## Aim
Go through the material and write it all out exactly, minus the pictures.

## Dataset extract
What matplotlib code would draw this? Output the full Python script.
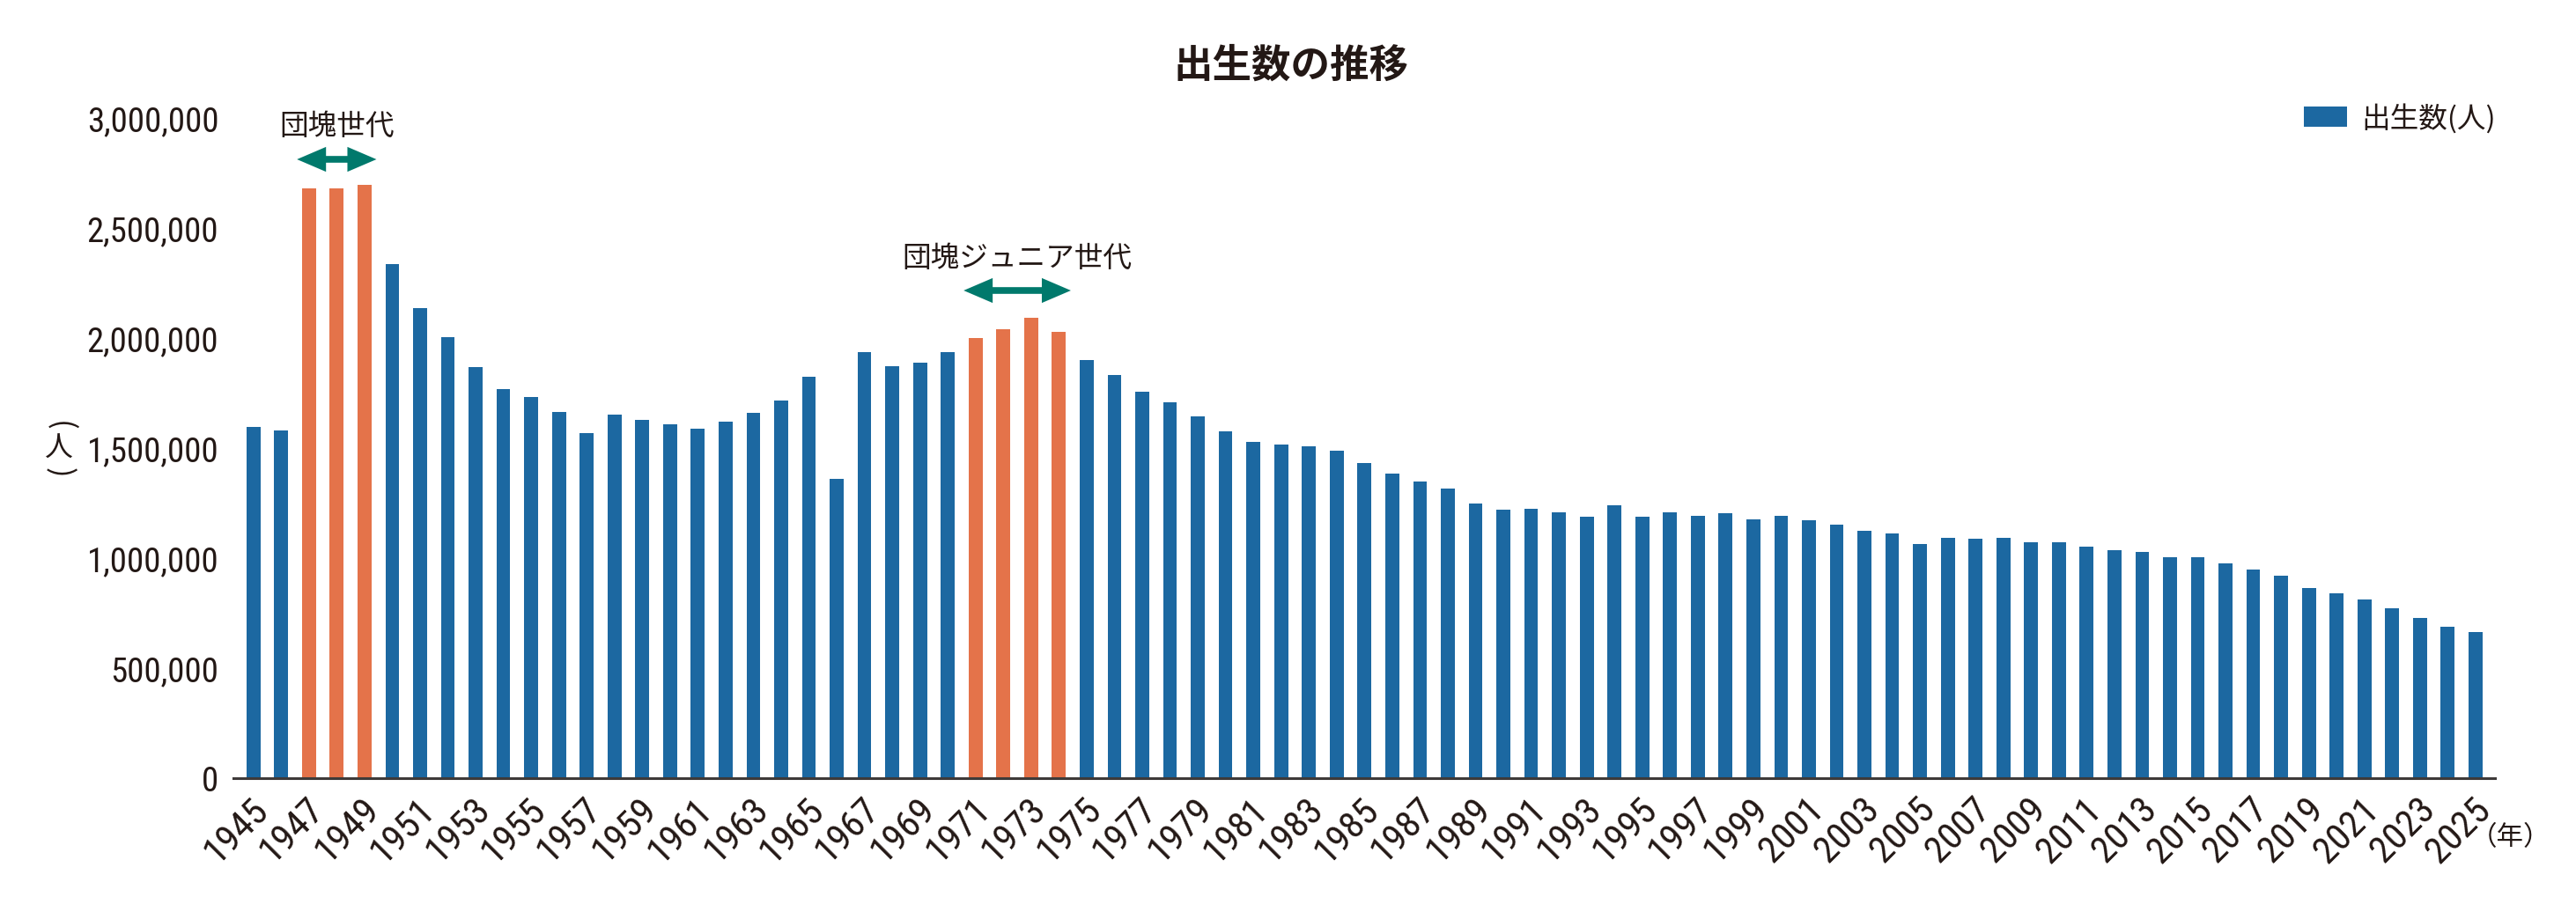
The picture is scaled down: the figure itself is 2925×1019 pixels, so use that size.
import numpy as np
import matplotlib
matplotlib.use('Agg')
from matplotlib import pyplot as plt
from matplotlib import font_manager
from matplotlib.patches import FancyArrowPatch
from matplotlib.transforms import ScaledTranslation

# 出生数 (人) 1945-2025
years = list(range(1945, 2026))
births = [
    1595000, 1580000, 2678792, 2681624, 2696638, 2337507, 2137689, 2005162,
    1868040, 1769580, 1730692, 1665278, 1566713, 1653469, 1626088, 1606041,
    1589372, 1618616, 1659521, 1716761, 1823697, 1360974, 1935647, 1871839,
    1889815, 1934239, 2000973, 2038682, 2091983, 2029989, 1901440, 1832617,
    1755100, 1708643, 1642580, 1576889, 1529455, 1515392, 1508687, 1489780,
    1431577, 1382946, 1346658, 1314006, 1246802, 1221585, 1223245, 1208989,
    1188282, 1238328, 1187064, 1206555, 1191665, 1203147, 1177669, 1190547,
    1170662, 1153855, 1123610, 1110721, 1062530, 1092674, 1089818, 1091156,
    1070036, 1071304, 1050806, 1037231, 1029816, 1003609, 1005721, 977242,
    946146, 918400, 865239, 840835, 811622, 770759, 727288, 686061, 665000,
]
dankai = [1947, 1949]
dankai_jr = [1971, 1974]
yticks = [0, 500000, 1000000, 1500000, 2000000, 2500000, 3000000]

BLUE = '#1c68a1'
ORANGE = '#e4734a'
TEAL = '#00796c'
INK = '#231815'

names = {f.name for f in font_manager.fontManager.ttflist}
num_font = next((n for n in ['Liberation Sans Narrow', 'Roboto Condensed',
                             'DejaVu Sans Condensed', 'Roboto'] if n in names), 'DejaVu Sans')

plt.rcParams['font.family'] = ['Noto Sans CJK JP', 'DejaVu Sans']
plt.rcParams['text.color'] = INK

fig = plt.figure(figsize=(29.25, 10.2), dpi=100)
ax = fig.add_axes([265/2925, 1-885/1020, (2833-265)/2925, (885-135)/1020])

cols = []
for y in years:
    if dankai[0] <= y <= dankai[1] or dankai_jr[0] <= y <= dankai_jr[1]:
        cols.append(ORANGE)
    else:
        cols.append(BLUE)
ax.bar(years, births, width=0.5, color=cols, label='出生数(人)')

ax.set_xlim(years[0] - 0.72, years[-1] + 0.7)
ax.set_ylim(0, 3000000)
for s in ['top', 'right', 'left']:
    ax.spines[s].set_visible(False)
ax.spines['bottom'].set_color('#3e3a39')
ax.spines['bottom'].set_linewidth(2.2)

ax.set_yticks(yticks)
ax.set_yticklabels(['{:,}'.format(v) for v in yticks], fontfamily=num_font, fontsize=28, color=INK)
ax.tick_params(axis='y', length=0, pad=12)

ax.set_xticks(years[::2])
ax.set_xticklabels([str(y) for y in years[::2]], fontfamily=num_font, fontsize=31,
                   rotation=45, ha='right', va='top', color=INK)
ax.tick_params(axis='x', length=0, pad=10)
for lab in ax.get_xticklabels():
    lab.set_transform(lab.get_transform() + ScaledTranslation(0.25, 0, fig.dpi_scale_trans))

# 世代の矢印
def gen_arrow(span, y_arrow, y_text, text):
    arr = FancyArrowPatch((span[0] - 0.43, y_arrow), (span[1] + 0.43, y_arrow),
                          arrowstyle='<|-|>,head_length=14,head_width=6',
                          mutation_scale=1, color=TEAL, lw=5.5, shrinkA=0, shrinkB=0,
                          joinstyle='miter', capstyle='butt', clip_on=False)
    ax.add_patch(arr)
    ax.text((span[0] + span[1]) / 2, y_text, text, ha='center', va='center', fontsize=23.5)

gen_arrow(dankai, 2812000, 2964000, '団塊世代')
gen_arrow(dankai_jr, 2216000, 2364000, '団塊ジュニア世代')

fig.text(1466/2925, 1-75/1020, '出生数の推移', ha='center', va='center',
         fontsize=32, fontweight='bold')
# 縦書きの（人）
fig.text(67/2925, 1-484/1020, '(', rotation=-90, ha='center', va='center', fontsize=25)
fig.text(67/2925, 1-510/1020, '人', ha='center', va='center', fontsize=23)
fig.text(67/2925, 1-537/1020, ')', rotation=-90, ha='center', va='center', fontsize=25)
fig.text(2805/2925, 1-952/1020, '（年）', ha='left', va='center', fontsize=22)

ax.legend(loc='center right', bbox_to_anchor=(2834/2925, 1-135/1020),
          bbox_transform=fig.transFigure, frameon=False, fontsize=23.5,
          handlelength=1.5, handleheight=0.7, handletextpad=0.5,
          borderpad=0, borderaxespad=0)

fig.savefig('out.png', dpi=100)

## Solution
What matplotlib code would draw this? Output the full Python script.
The picture is scaled down: the figure itself is 2925×1019 pixels, so use that size.
import numpy as np
import matplotlib
matplotlib.use('Agg')
from matplotlib import pyplot as plt
from matplotlib import font_manager
from matplotlib.patches import FancyArrowPatch
from matplotlib.transforms import ScaledTranslation

# 出生数 (人) 1945-2025
years = list(range(1945, 2026))
births = [
    1595000, 1580000, 2678792, 2681624, 2696638, 2337507, 2137689, 2005162,
    1868040, 1769580, 1730692, 1665278, 1566713, 1653469, 1626088, 1606041,
    1589372, 1618616, 1659521, 1716761, 1823697, 1360974, 1935647, 1871839,
    1889815, 1934239, 2000973, 2038682, 2091983, 2029989, 1901440, 1832617,
    1755100, 1708643, 1642580, 1576889, 1529455, 1515392, 1508687, 1489780,
    1431577, 1382946, 1346658, 1314006, 1246802, 1221585, 1223245, 1208989,
    1188282, 1238328, 1187064, 1206555, 1191665, 1203147, 1177669, 1190547,
    1170662, 1153855, 1123610, 1110721, 1062530, 1092674, 1089818, 1091156,
    1070036, 1071304, 1050806, 1037231, 1029816, 1003609, 1005721, 977242,
    946146, 918400, 865239, 840835, 811622, 770759, 727288, 686061, 665000,
]
dankai = [1947, 1949]
dankai_jr = [1971, 1974]
yticks = [0, 500000, 1000000, 1500000, 2000000, 2500000, 3000000]

BLUE = '#1c68a1'
ORANGE = '#e4734a'
TEAL = '#00796c'
INK = '#231815'

names = {f.name for f in font_manager.fontManager.ttflist}
num_font = next((n for n in ['Liberation Sans Narrow', 'Roboto Condensed',
                             'DejaVu Sans Condensed', 'Roboto'] if n in names), 'DejaVu Sans')

plt.rcParams['font.family'] = ['Noto Sans CJK JP', 'DejaVu Sans']
plt.rcParams['text.color'] = INK

fig = plt.figure(figsize=(29.25, 10.2), dpi=100)
ax = fig.add_axes([265/2925, 1-885/1020, (2833-265)/2925, (885-135)/1020])

cols = []
for y in years:
    if dankai[0] <= y <= dankai[1] or dankai_jr[0] <= y <= dankai_jr[1]:
        cols.append(ORANGE)
    else:
        cols.append(BLUE)
ax.bar(years, births, width=0.5, color=cols, label='出生数(人)')

ax.set_xlim(years[0] - 0.72, years[-1] + 0.7)
ax.set_ylim(0, 3000000)
for s in ['top', 'right', 'left']:
    ax.spines[s].set_visible(False)
ax.spines['bottom'].set_color('#3e3a39')
ax.spines['bottom'].set_linewidth(2.2)

ax.set_yticks(yticks)
ax.set_yticklabels(['{:,}'.format(v) for v in yticks], fontfamily=num_font, fontsize=28, color=INK)
ax.tick_params(axis='y', length=0, pad=12)

ax.set_xticks(years[::2])
ax.set_xticklabels([str(y) for y in years[::2]], fontfamily=num_font, fontsize=31,
                   rotation=45, ha='right', va='top', color=INK)
ax.tick_params(axis='x', length=0, pad=10)
for lab in ax.get_xticklabels():
    lab.set_transform(lab.get_transform() + ScaledTranslation(0.25, 0, fig.dpi_scale_trans))

# 世代の矢印
def gen_arrow(span, y_arrow, y_text, text):
    arr = FancyArrowPatch((span[0] - 0.43, y_arrow), (span[1] + 0.43, y_arrow),
                          arrowstyle='<|-|>,head_length=14,head_width=6',
                          mutation_scale=1, color=TEAL, lw=5.5, shrinkA=0, shrinkB=0,
                          joinstyle='miter', capstyle='butt', clip_on=False)
    ax.add_patch(arr)
    ax.text((span[0] + span[1]) / 2, y_text, text, ha='center', va='center', fontsize=23.5)

gen_arrow(dankai, 2812000, 2964000, '団塊世代')
gen_arrow(dankai_jr, 2216000, 2364000, '団塊ジュニア世代')

fig.text(1466/2925, 1-75/1020, '出生数の推移', ha='center', va='center',
         fontsize=32, fontweight='bold')
# 縦書きの（人）
fig.text(67/2925, 1-484/1020, '(', rotation=-90, ha='center', va='center', fontsize=25)
fig.text(67/2925, 1-510/1020, '人', ha='center', va='center', fontsize=23)
fig.text(67/2925, 1-537/1020, ')', rotation=-90, ha='center', va='center', fontsize=25)
fig.text(2805/2925, 1-952/1020, '（年）', ha='left', va='center', fontsize=22)

ax.legend(loc='center right', bbox_to_anchor=(2834/2925, 1-135/1020),
          bbox_transform=fig.transFigure, frameon=False, fontsize=23.5,
          handlelength=1.5, handleheight=0.7, handletextpad=0.5,
          borderpad=0, borderaxespad=0)

fig.savefig('out.png', dpi=100)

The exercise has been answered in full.